◆ **The problem**
Your output is the lines from the first one to the one containing "3.9, 6.4, 9.4, 8.1, 6.0]", repeated exactly, with images left out.

◆ **Dataset extract**

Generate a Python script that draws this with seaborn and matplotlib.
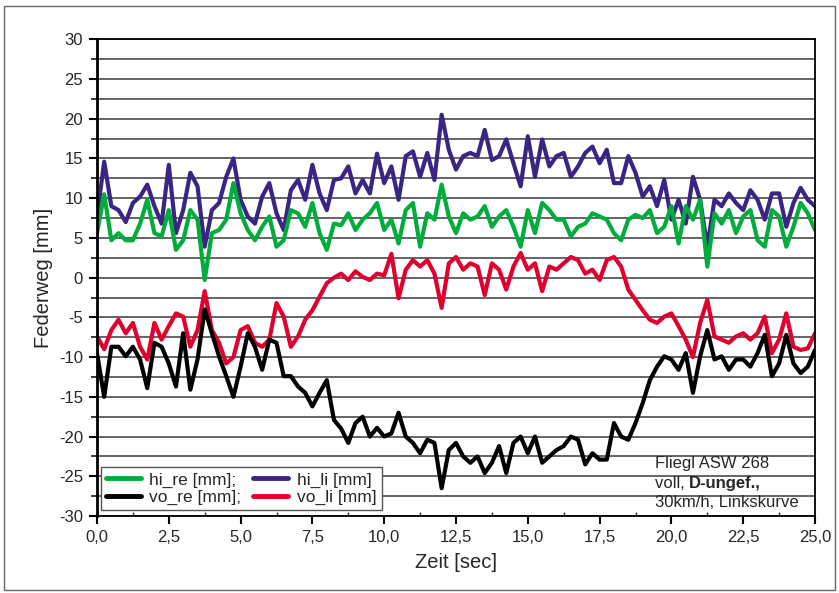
import numpy as np
import pandas as pd
import matplotlib.pyplot as plt
import matplotlib.patches as patches
from matplotlib.ticker import MultipleLocator
import seaborn as sns

sns.set_style("white")
plt.rcParams['font.family'] = ['Liberation Sans', 'DejaVu Sans']

# time axis [sec], sampled every 0.25 s
zeit = np.arange(0, 25.01, 0.25)

hi_li = [7.7, 14.6, 9.0, 8.5, 7.0, 9.4, 10.2, 11.7, 9.0, 6.8, 14.2, 5.6,
         8.5, 13.2, 11.5, 3.9, 8.5, 9.4, 12.7, 15.0, 9.8, 7.7, 6.8, 10.2,
         11.9, 8.1, 6.0, 11.0, 12.3, 9.8, 14.2, 10.6, 8.5, 12.3, 12.5, 14.0,
         10.6, 12.3, 10.6, 15.6, 11.9, 14.0, 9.8, 15.3, 15.9, 12.7, 15.7, 12.3,
         20.5, 16.1, 13.6, 15.3, 15.7, 15.3, 18.6, 14.8, 15.3, 17.4, 14.4, 11.5,
         17.8, 12.7, 17.4, 14.0, 15.3, 15.7, 12.7, 14.0, 15.7, 16.5, 14.4, 16.1,
         11.9, 11.9, 15.3, 13.2, 10.2, 11.5, 9.0, 12.3, 7.3, 9.8, 6.8, 12.7,
         9.8, 3.9, 9.8, 9.0, 10.6, 9.4, 8.5, 11.0, 9.8, 7.3, 10.6, 10.6,
         6.4, 9.4, 11.3, 9.8, 9.0]

hi_re = [5.6, 10.5, 4.7, 5.6, 4.7, 4.7, 6.8, 9.8, 5.6, 5.2, 8.5, 3.5,
         4.7, 8.5, 7.3, -0.3, 5.6, 6.0, 7.3, 11.9, 8.1, 6.0, 4.7, 6.4,
         7.7, 3.9, 4.7, 8.5, 8.1, 6.4, 9.4, 5.6, 3.5, 6.8, 6.6, 8.1,
         6.0, 7.3, 8.1, 9.4, 6.0, 7.3, 4.3, 8.5, 9.4, 3.9, 8.1, 7.3,
         11.7, 7.7, 5.6, 8.1, 7.3, 7.7, 9.0, 6.4, 7.7, 8.5, 6.4, 3.9,
         8.5, 5.6, 9.4, 8.5, 7.3, 7.3, 5.2, 6.4, 6.8, 8.1, 7.7, 7.3,
         5.6, 4.7, 7.3, 7.9, 7.5, 8.5, 5.6, 6.4, 9.0, 4.3, 9.0, 7.3,
         9.8, 1.4, 8.1, 6.8, 8.5, 5.6, 7.7, 8.5, 4.7, 3.9, 8.5, 7.7,
         3.9, 6.4, 9.4, 8.1, 6.0]

vo_li = [-7.4, -9.0, -6.6, -5.3, -7.0, -5.7, -8.7, -10.3, -5.7, -7.8, -6.1, -4.5,
         -4.9, -8.7, -6.6, -1.7, -6.6, -8.2, -10.8, -10.0, -6.6, -6.1, -8.2, -8.7,
         -7.8, -3.2, -4.9, -8.7, -7.4, -5.3, -4.1, -2.4, -0.7, 0.0, 0.5, -0.3,
         0.8, 0.1, -0.3, 0.5, 0.3, 3.0, -2.6, 1.0, 2.2, 1.4, 2.2, 0.5,
         -3.8, 1.8, 2.6, 1.0, 1.8, 1.4, -2.2, 1.8, 1.0, -1.5, 1.4, 3.1,
         1.0, 1.8, -1.7, 1.4, 1.0, 1.8, 2.6, 2.2, 0.5, 1.0, -0.3, 2.2,
         2.6, 1.4, -1.5, -2.8, -4.1, -5.3, -5.7, -4.9, -4.5, -6.1, -7.8, -10.0,
         -5.7, -2.8, -7.4, -7.8, -8.2, -7.4, -7.0, -7.8, -7.0, -4.9, -9.5, -7.8,
         -4.5, -8.7, -9.1, -8.9, -7.0]

vo_re = [-9.5, -15.0, -8.7, -8.7, -9.9, -8.7, -10.3, -13.9, -8.2, -8.7, -10.8, -13.7,
         -7.0, -14.1, -10.3, -4.0, -7.0, -9.9, -12.4, -15.0, -11.2, -7.0, -8.7, -11.6,
         -7.8, -8.2, -12.4, -12.4, -13.7, -14.5, -16.2, -14.5, -12.9, -17.9, -19.0, -20.8,
         -18.3, -17.5, -20.0, -18.9, -20.0, -19.6, -17.0, -20.0, -20.8, -22.1, -20.4, -20.8,
         -26.5, -21.7, -20.8, -22.5, -23.3, -22.5, -24.6, -23.3, -21.2, -24.6, -20.8, -20.0,
         -22.1, -20.0, -23.3, -22.5, -21.7, -21.2, -20.0, -20.4, -23.5, -22.1, -22.9, -22.9,
         -18.3, -20.0, -20.4, -18.3, -15.8, -12.9, -11.2, -9.9, -10.3, -11.6, -9.5, -14.5,
         -9.9, -6.6, -10.3, -9.9, -11.6, -10.3, -10.3, -11.2, -9.5, -7.2, -12.4, -10.8,
         -7.2, -10.8, -12.0, -11.2, -9.1]

df = pd.DataFrame({'Zeit': zeit, 'hi_li': hi_li, 'hi_re': hi_re,
                   'vo_li': vo_li, 'vo_re': vo_re})

series = [('hi_li', 'hi_li [mm]', '#3b2584'),
          ('hi_re', 'hi_re [mm];', '#00ac3c'),
          ('vo_li', 'vo_li [mm]', '#e0002f'),
          ('vo_re', 'vo_re [mm];', '#000000')]

x_ticks = [0, 2.5, 5, 7.5, 10, 12.5, 15, 17.5, 20, 22.5, 25]
y_ticks = [-30, -25, -20, -15, -10, -5, 0, 5, 10, 15, 20, 25, 30]

fig = plt.figure(figsize=(8.39, 5.93), dpi=100)
ax = fig.add_axes([97/839, 1-516/593, 718/839, (516-39.3)/593])

for col, lab, c in series:
    sns.lineplot(data=df, x='Zeit', y=col, ax=ax, color=c, lw=3.0, label=lab)

ax.set_xlim(0, 25)
ax.set_ylim(-30, 30)
ax.set_xticks(x_ticks)
ax.set_xticklabels([f"{v:.1f}".replace('.', ',') for v in x_ticks])
ax.set_yticks(y_ticks)
ax.set_yticklabels([str(v) for v in y_ticks])
ax.xaxis.set_minor_locator(MultipleLocator(1.25))
ax.yaxis.set_minor_locator(MultipleLocator(2.5))
ax.tick_params(axis='both', which='major', labelsize=12, direction='out',
               length=6, width=1.5, color='black', pad=4)
ax.tick_params(axis='y', which='minor', direction='out', length=4, width=1.3)
ax.tick_params(axis='x', which='minor', direction='in', length=3, width=1.0)
ax.tick_params(left=True, bottom=True, which='both')

ax.grid(True, axis='y', which='both', color='#4a4a4a', lw=1.2)
ax.grid(False, axis='x', which='both')
ax.set_axisbelow(True)
ax.spines['left'].set_linewidth(2.0)
for s in ['bottom', 'right', 'top']:
    ax.spines[s].set_linewidth(1.3)
for s in ax.spines.values():
    s.set_color('black')

ax.set_xlabel('Zeit [sec]', fontsize=14.5, labelpad=6)
ax.set_ylabel('Federweg [mm]', fontsize=14.5, labelpad=4)

h, l = ax.get_legend_handles_labels()
order = [1, 3, 0, 2]
leg = ax.legend([h[i] for i in order], [l[i] for i in order], ncol=2,
                loc='lower left', bbox_to_anchor=(0.005, 0.012), borderaxespad=0,
                fontsize=12.5, handlelength=2.0, columnspacing=0.7, labelspacing=0.12,
                handletextpad=0.5, borderpad=0.3, fancybox=False, framealpha=1,
                edgecolor='#555555')
leg.get_frame().set_linewidth(1.0)
for ln in leg.get_lines():
    ln.set_linewidth(3.5)

tx = (655-97)/718
ax.text(tx, 0.111, 'Fliegl ASW 268', transform=ax.transAxes, fontsize=12, va='center')
t2 = ax.text(tx, 0.069, 'voll, ', transform=ax.transAxes, fontsize=12, va='center')
ax.annotate('D-ungef.,', xy=(1, 0.5), xycoords=t2, fontsize=12, fontweight='bold',
            va='center', ha='left')
ax.text(tx, 0.029, '30km/h, Linkskurve', transform=ax.transAxes, fontsize=12, va='center')

fig.patches.append(patches.Rectangle((4/839, 3/593), 831/839, 584/593,
                                     transform=fig.transFigure, fill=False,
                                     edgecolor='#666666', lw=1.0))

fig.savefig('out.png', dpi=100)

◆ **Result**
Generate a Python script that draws this with seaborn and matplotlib.
import numpy as np
import pandas as pd
import matplotlib.pyplot as plt
import matplotlib.patches as patches
from matplotlib.ticker import MultipleLocator
import seaborn as sns

sns.set_style("white")
plt.rcParams['font.family'] = ['Liberation Sans', 'DejaVu Sans']

# time axis [sec], sampled every 0.25 s
zeit = np.arange(0, 25.01, 0.25)

hi_li = [7.7, 14.6, 9.0, 8.5, 7.0, 9.4, 10.2, 11.7, 9.0, 6.8, 14.2, 5.6,
         8.5, 13.2, 11.5, 3.9, 8.5, 9.4, 12.7, 15.0, 9.8, 7.7, 6.8, 10.2,
         11.9, 8.1, 6.0, 11.0, 12.3, 9.8, 14.2, 10.6, 8.5, 12.3, 12.5, 14.0,
         10.6, 12.3, 10.6, 15.6, 11.9, 14.0, 9.8, 15.3, 15.9, 12.7, 15.7, 12.3,
         20.5, 16.1, 13.6, 15.3, 15.7, 15.3, 18.6, 14.8, 15.3, 17.4, 14.4, 11.5,
         17.8, 12.7, 17.4, 14.0, 15.3, 15.7, 12.7, 14.0, 15.7, 16.5, 14.4, 16.1,
         11.9, 11.9, 15.3, 13.2, 10.2, 11.5, 9.0, 12.3, 7.3, 9.8, 6.8, 12.7,
         9.8, 3.9, 9.8, 9.0, 10.6, 9.4, 8.5, 11.0, 9.8, 7.3, 10.6, 10.6,
         6.4, 9.4, 11.3, 9.8, 9.0]

hi_re = [5.6, 10.5, 4.7, 5.6, 4.7, 4.7, 6.8, 9.8, 5.6, 5.2, 8.5, 3.5,
         4.7, 8.5, 7.3, -0.3, 5.6, 6.0, 7.3, 11.9, 8.1, 6.0, 4.7, 6.4,
         7.7, 3.9, 4.7, 8.5, 8.1, 6.4, 9.4, 5.6, 3.5, 6.8, 6.6, 8.1,
         6.0, 7.3, 8.1, 9.4, 6.0, 7.3, 4.3, 8.5, 9.4, 3.9, 8.1, 7.3,
         11.7, 7.7, 5.6, 8.1, 7.3, 7.7, 9.0, 6.4, 7.7, 8.5, 6.4, 3.9,
         8.5, 5.6, 9.4, 8.5, 7.3, 7.3, 5.2, 6.4, 6.8, 8.1, 7.7, 7.3,
         5.6, 4.7, 7.3, 7.9, 7.5, 8.5, 5.6, 6.4, 9.0, 4.3, 9.0, 7.3,
         9.8, 1.4, 8.1, 6.8, 8.5, 5.6, 7.7, 8.5, 4.7, 3.9, 8.5, 7.7,
         3.9, 6.4, 9.4, 8.1, 6.0]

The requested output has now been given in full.